エルミタージュのマティス


初めて自分の意志で美術館に行ったのは、大阪の修行時代、京都美術館での「エルミタージュ美術館展」でした。絵画ファンからみれば「なんて遅い目覚め。ホントに絵のことなんかわかっているのか」と思われるでしょう。確かに私なんぞ、審美眼には程遠い貧弱な美意識しか持たないことは明白なのですが、ふとしたきっかけで出かけた「エルミタージュ美術館展」で見た、今では作者も題名を思い出せない(確か”出エジプト”)の美しさに圧倒されて、絵の持つ魅力に惹かれはじめたのでした。それからというもの、目ぼしい展覧会にはしげしげと通うようになりました。


とはいえ、憧れのエルミタージュは一度も訪れる事が出来ず、先日NHK世界美術館紀行」で取り上げられたエルミタージュ美術館に60点にもおよぶマティスがあることを知りました。あの「ダンス」もエルミタージュにあるのですね。私の勝手な思い込みでエルミタージュには古典主義的な絵画が多いと考えていたものですから、多くのマティスを所蔵する経緯はとても興味深いものでした。


ロシア革命以前、ロシアの実業家シチューキンはパリを拠点に繊維の仕事で財をなしました。彼はモスクワにいる妻のリディアのために絵を買い集め始めました。その時に彼が目を付けたのがマティスの絵であったのです。彼はまだ無名の画家であったマティスの絵を買ってはモスクワに送りました。パリでもマティスは全く認められていない時代、未だに印象派でさえも認められていなかったロシアでは、彼のコレクションを理解できるものはいなかったのですが、彼は自分の目を信じて絵を買い集めたのでした。
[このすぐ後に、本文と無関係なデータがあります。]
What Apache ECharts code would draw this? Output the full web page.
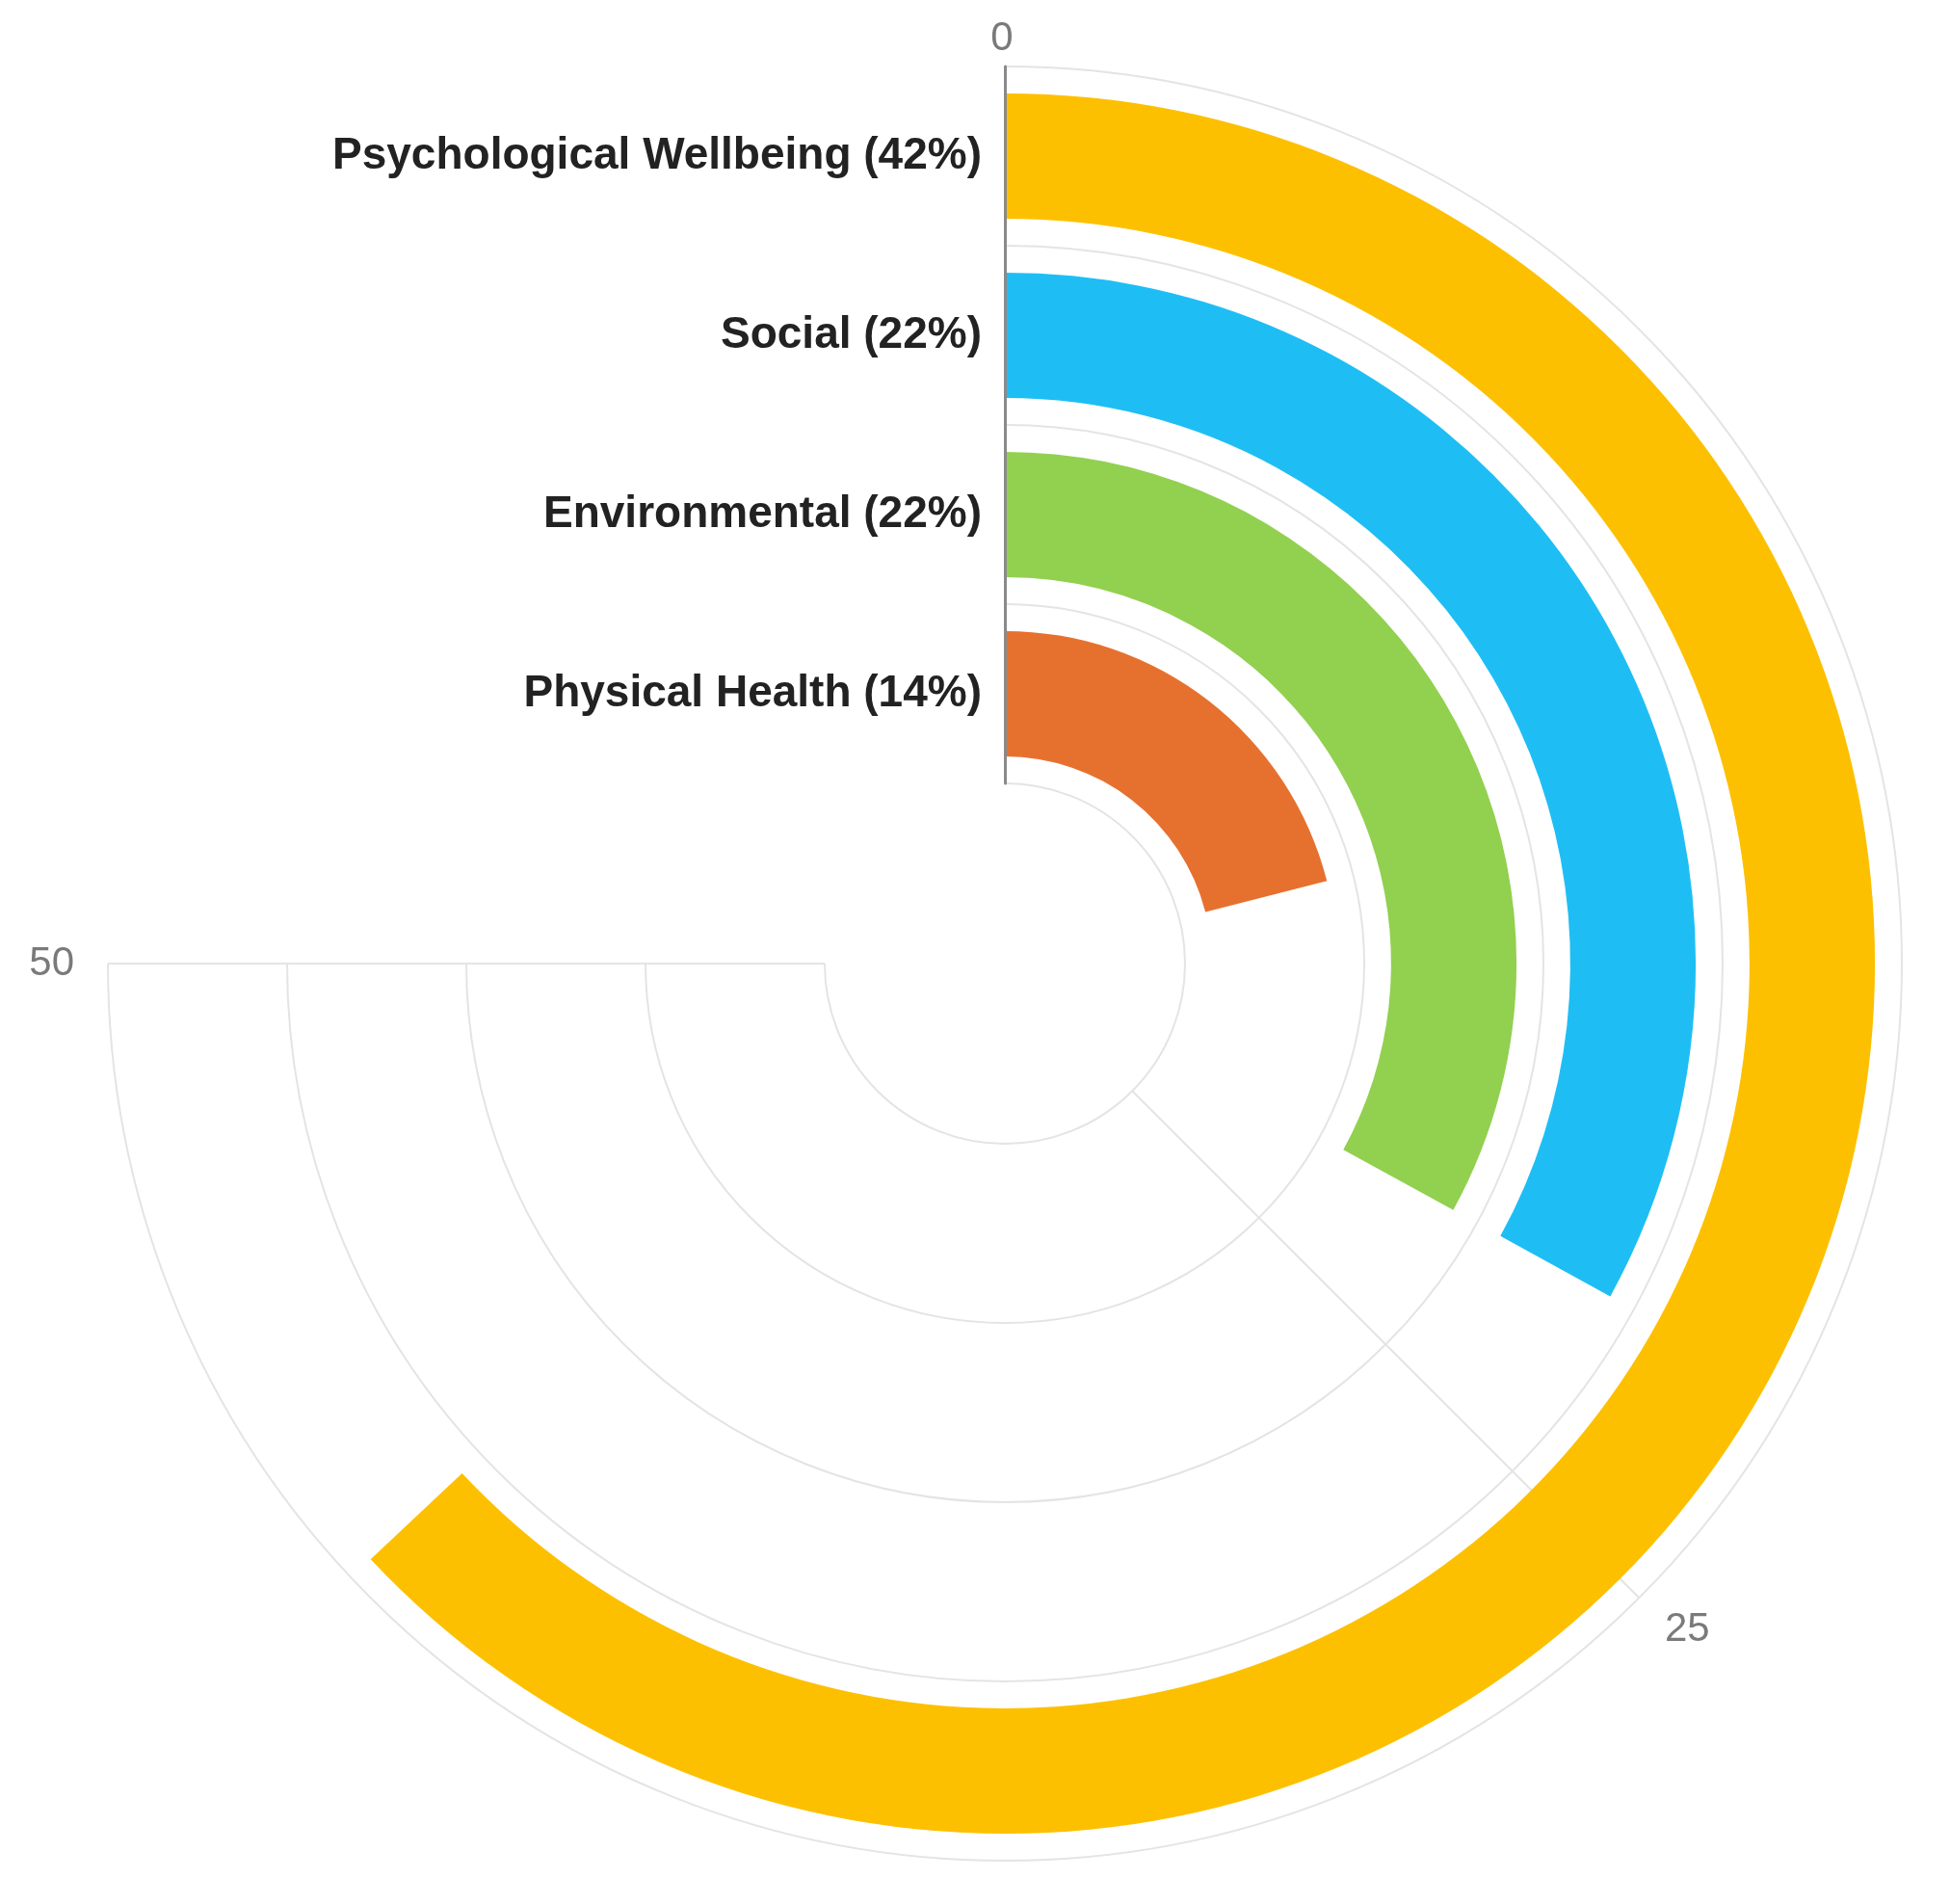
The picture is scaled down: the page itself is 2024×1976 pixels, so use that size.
<!DOCTYPE html>
<html>
<head>
<meta charset="utf-8">
<title>Radial bar</title>
<script src="https://cdn.jsdelivr.net/npm/echarts@6/dist/echarts.min.js"></script>
<style>
  html, body { margin: 0; padding: 0; background: #fff; }
  #chart { width: 2024px; height: 1976px; }
</style>
</head>
<body>
<div id="chart"></div>
<script>
  // categories go from the inner ring outwards
  var categories = ['Physical Health (14%)', 'Environmental (22%)', 'Social (22%)', 'Psychological Wellbeing (42%)'];
  var values = [14, 22, 22, 42];
  var colors = ['#E6712F', '#92D050', '#1EBEF4', '#FDC000'];
  var angleTicks = [0, 25, 50];

  var chart = echarts.init(document.getElementById('chart'));
  chart.setOption({
    animation: false,
    textStyle: { fontFamily: 'Liberation Sans, Arial, sans-serif' },
    polar: {
      center: [1043, 1000],
      radius: [187, 931]
    },
    angleAxis: {
      type: 'value',
      startAngle: 90,
      endAngle: -180,
      min: angleTicks[0],
      max: angleTicks[angleTicks.length - 1],
      interval: angleTicks[1] - angleTicks[0],
      axisLine: { show: false },
      axisTick: { show: false },
      axisLabel: {
        margin: 8,
        // padding pushes the side labels a little further out
        padding: [6, 27, 0, 21],
        fontSize: 42,
        color: '#7a7a7a'
      },
      splitLine: {
        show: true,
        lineStyle: { color: '#e4e4e4', width: 2 }
      }
    },
    radiusAxis: {
      type: 'category',
      data: categories,
      axisLine: { show: true, lineStyle: { color: '#8a8a8a', width: 3 } },
      axisTick: { show: false },
      axisLabel: {
        interval: 0,
        margin: 24,
        fontSize: 46,
        fontWeight: 'bold',
        color: '#222'
      },
      splitLine: {
        show: true,
        interval: 0,
        lineStyle: { color: '#e4e4e4', width: 2 }
      },
      z: 10
    },
    series: [{
      type: 'bar',
      coordinateSystem: 'polar',
      barWidth: '70%',
      data: values.map(function (v, i) {
        return { value: v, itemStyle: { color: colors[i] } };
      })
    }]
  });
</script>
</body>
</html>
「ダンス」もマティスがパリの展覧会に出展したものの惨憺たる評価を受けた作品であったそうです。しかしシチューキンは「時代が私達の味方となり、最後はこの作品が勝利するはず」と語っりその作品を買い取ったというのです。確かに100年前にあの絵を見ていたら、私など「子供お絵かき以下」としか見えなかったはずです。


その後ロシア革命によってシチューキンは亡命を余儀なくされたものの、「あのマティスはロシアにあるべき絵だ」と語ったと言います。ロシアにあったマティスシャガールが、カンデンスキーが触発され「コンポジション」が生まれたと思うと、人々の人間関係がつむぎだした芸術の数々により興味が湧きます。


エルミタージュ美術館、いつか。。。